FORT KENT, Maine — It is said that time and tides wait for no man. I would like to amend that to time, tides and northern Maine winters.
Don’t ask me how it happened, but somehow, here we are again: The annual kickoff to football, first days of school, pumpkin-spice everything and, on Rusty Metal Farm, the full-scale firewood panic.
Up here in the far northern reaches of the state, the leaves have started to turn, I have seen a disturbing number of migratory birds packing up to head south and even the Rusty Metal Chickens have reduced their egg output thanks to the steadily decreasing sunlight of the shortening days.
If all that were not enough to have me pacing the floor of my very empty wood room, consider the long range winter predictions of the Maine-based Farmer’s Almanac, released last week.
“The theme here has been, ‘Say it isn’t snow,’” Peter Geiger, editor of the almanac, said last week from his Lewiston office. “But we are going to see unseasonable cold [temperatures] and plenty of snow.”
Excuse me while I start piling on the extra layers of clothes now and take a quick inventory of my snow shovels.
According to Geiger’s annual publication, which employs a forecasting methodology dating back to the 1800s using solar activity, lunar phases and mathematical formulas, the coming winter in our region will be a near carbon copy of last year.
“It’s going to be deja vu,” Geiger said. “We may see our first snow in mid-December and our biggest storms will be the first part of January and in February and it will be bitterly cold.”
For those of you who don’t remember — or have simply blocked it from memory — last winter in Maine broke snowfall and low temperature records on several occasions.
Down East and southern Maine bore the worst of it with places like Eastport and Portland getting hit by snowstorms measured in feet on several occasions.
By March of this past year, Portland had recorded 91 inches of snow, well above the average seasonal record of 52.7 inches.
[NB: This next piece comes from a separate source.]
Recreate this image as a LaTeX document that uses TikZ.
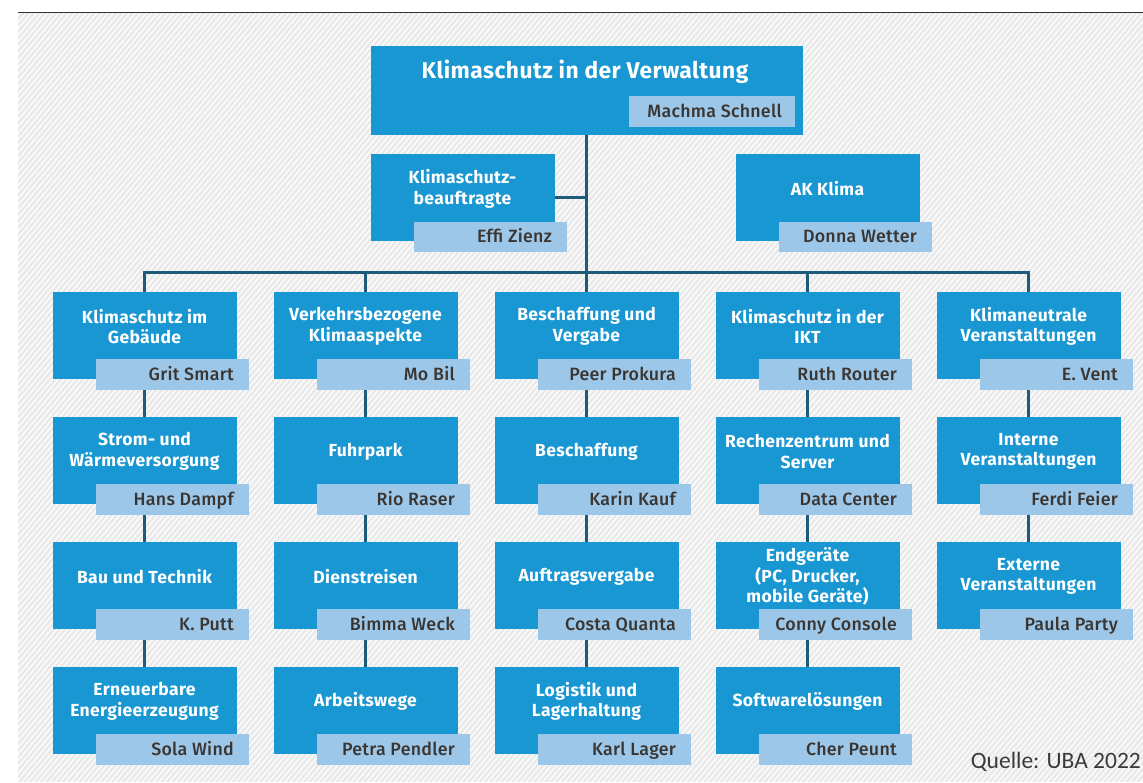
\documentclass[tikz,border=0pt]{standalone}
\usepackage{fontspec}
\setmainfont{Fira Sans}[LetterSpace=2]
\newfontfamily\tagfont{Fira Sans Medium}[LetterSpace=1.5]
\newfontfamily\srcfont{Carlito}
\usetikzlibrary{patterns.meta}
\pgfdeclarelayer{bg}\pgfdeclarelayer{conn}
\pgfsetlayers{bg,conn,main}
\definecolor{boxblue}{HTML}{1897D3}
\definecolor{tagblue}{HTML}{9DC7E9}
\definecolor{connc}{HTML}{1E5B7B}
\definecolor{tagtextc}{HTML}{3A3530}
\definecolor{bggray}{HTML}{E9E9E9}
\definecolor{stripe}{HTML}{FDFDFD}
\definecolor{topline}{HTML}{3B2F26}
\definecolor{srctext}{HTML}{3A3A3A}
\tikzset{
 box/.style={fill=boxblue, draw=none, minimum width=184pt, minimum height=87pt, inner sep=0pt, outer sep=0pt},
 boxtext/.style={text=white, font=\bfseries\fontsize{17.5}{20.5}\selectfont, align=center, inner sep=0pt},
 tag/.style={fill=tagblue, draw=none, minimum width=153pt, minimum height=30.5pt, inner sep=0pt, outer sep=0pt},
 tagtext/.style={text=tagtextc, font=\tagfont\fontsize{17.8}{20}\selectfont, inner sep=0pt, text height=12.5pt, text depth=0.5pt},
 conn/.style={draw=connc, line width=3pt},
}
\newcommand\orgunit[5]{%
 \node[box] (#1) at ({#2+92},{#3+43.5}) {};
 \node[boxtext] (#1-t) at ({#2+92},{#3+35}) {#4};
 \node[tag] (#1-n) at ({#2+120},{#3+82.75}) {};
 \node[tagtext, anchor=east] (#1-nt) at ([xshift=-15pt]#1-n.east) {#5};
}
\begin{document}
\begin{tikzpicture}[x=1pt,y=-1pt]
\useasboundingbox (0,0) rectangle (1143,782);
\begin{pgfonlayer}{bg}
\fill[bggray] (18,13) rectangle (1143,782);
\fill[pattern={Lines[angle=50,distance=4.2pt,line width=1.4pt]}, pattern color=stripe] (18,13) rectangle (1143,782);
\draw[topline, line width=1.5pt] (18,12.5) -- (1143,12.5);
\end{pgfonlayer}

% top
\node[box, minimum width=432pt, minimum height=89pt] (top) at (586.5,90.5) {};
\node[boxtext, font=\bfseries\fontsize{22.8}{26}\selectfont] (top-t) at (585,71.5) {Klimaschutz in der Verwaltung};
\node[tag, minimum width=166pt, minimum height=31pt] (top-n) at (712,111.75) {};
\node[tagtext, anchor=east] (top-nt) at ([xshift=-13pt]top-n.east) {Machma Schnell};

\orgunit{kb}{370.5}{154}{Klimaschutz-\\beauftragte}{Ef{}fi Zienz}
\orgunit{ak}{735.5}{154}{AK Klima}{Donna Wetter}

% column 1
\orgunit{c1r1}{52.5}{291.5}{Klimaschutz im\\Gebäude}{Grit Smart}
\orgunit{c1r2}{52.5}{416.5}{Strom- und\\Wärmeversorgung}{Hans Dampf}
\orgunit{c1r3}{52.5}{541.5}{Bau und Technik}{K. Putt}
\orgunit{c1r4}{52.5}{666.5}{Erneuerbare\\Energieerzeugung}{Sola Wind}
% column 2
\orgunit{c2r1}{273.5}{291.5}{Verkehrsbezogene\\Klimaaspekte}{Mo Bil}
\orgunit{c2r2}{273.5}{416.5}{Fuhrpark}{Rio Raser}
\orgunit{c2r3}{273.5}{541.5}{Dienstreisen}{Bimma Weck}
\orgunit{c2r4}{273.5}{666.5}{Arbeitswege}{Petra Pendler}
% column 3
\orgunit{c3r1}{494.5}{291.5}{Beschaffung und\\Vergabe}{Peer Prokura}
\orgunit{c3r2}{494.5}{416.5}{Beschaffung}{Karin Kauf}
\orgunit{c3r3}{494.5}{541.5}{Auftragsvergabe}{Costa Quanta}
\orgunit{c3r4}{494.5}{666.5}{Logistik und\\Lagerhaltung}{Karl Lager}
% column 4
\orgunit{c4r1}{715.5}{291.5}{Klimaschutz in der\\IKT}{Ruth Router}
\orgunit{c4r2}{715.5}{416.5}{Rechenzentrum und\\Server}{Data Center}
\orgunit{c4r3}{715.5}{541.5}{Endgeräte\\(PC, Drucker,\\mobile Geräte)}{Conny Console}
\orgunit{c4r4}{715.5}{666.5}{Softwarelösungen}{Cher Peunt}
% column 5
\orgunit{c5r1}{936.5}{291.5}{Klimaneutrale\\Veranstaltungen}{E. Vent}
\orgunit{c5r2}{936.5}{416.5}{Interne\\Veranstaltungen}{Ferdi Feier}
\orgunit{c5r3}{936.5}{541.5}{Externe\\Veranstaltungen}{Paula Party}

\begin{pgfonlayer}{conn}
\coordinate (bus) at (586.5,272.5);
\draw[conn] (top.south) -- (bus);
\draw[conn] (kb.east) -- (kb.east -| top.south);
\draw[conn] (c1r1.north) |- (bus) -| (c5r1.north);
\draw[conn] (c2r1.north) -- (c2r1.north |- bus);
\draw[conn] (bus) -- (c3r1.north);
\draw[conn] (c4r1.north) -- (c4r1.north |- bus);
\foreach \c in {1,2,3,4}{
  \draw[conn] (c\c r1.south) -- (c\c r2.north);
  \draw[conn] (c\c r2.south) -- (c\c r3.north);
  \draw[conn] (c\c r3.south) -- (c\c r4.north);
}
\draw[conn] (c5r1.south) -- (c5r2.north);
\draw[conn] (c5r2.south) -- (c5r3.north);
\end{pgfonlayer}

\node[font=\srcfont\fontsize{23.5}{26}\selectfont, text=srctext, anchor=east, inner sep=0pt] (src) at (1141,762) {Quelle: UBA 2022};
\end{tikzpicture}
\end{document}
In Bangor, meanwhile, 128.6 inches of snow had fallen by March, more than double the seasonal average of 56.5 inches.
Geiger is not alone in calling for another old fashioned Maine winter.
Last month the Old Farmer’s Almanac, published in New Hampshire, predicted this coming winter will be colder than normal in New England, with the snowiest periods coming in mid- to late November, late December and early to mid-March.
These are similar to conditions the publication predicted last year for New England, right down to the snowiest periods but likely not as extreme.
According to Geiger, who says his publication averages an 80 percent accuracy rate, the coming winter should ease up on Maine by mid-March, unlike last year which seemed to last well into May.
“Normally, when I call for snow people are high-fiving me and are really excited,” he said. “But with the last two or three long winters, I get people telling me ‘We don’t want to think about it.’”
Like it or not, if one heats with wood, one has to think about winter.
It’s not that the wood is not there. I live on a rather large woodlot, after all. And, as has been tradition the last several years, my amazing neighbor and logger Andrew last fall cut, limbed and yarded all the wood I’d need for this season.
As I type, there is a lovely and very tidy pile of tree-length wood situated on a rise behind the house, not more than 500 feet from where I am sitting.
In fact, the location is such that if the trees are cut into stove-length chunks, I could probably roll them down that hill and into the wood room with proper aim, force and trajectory.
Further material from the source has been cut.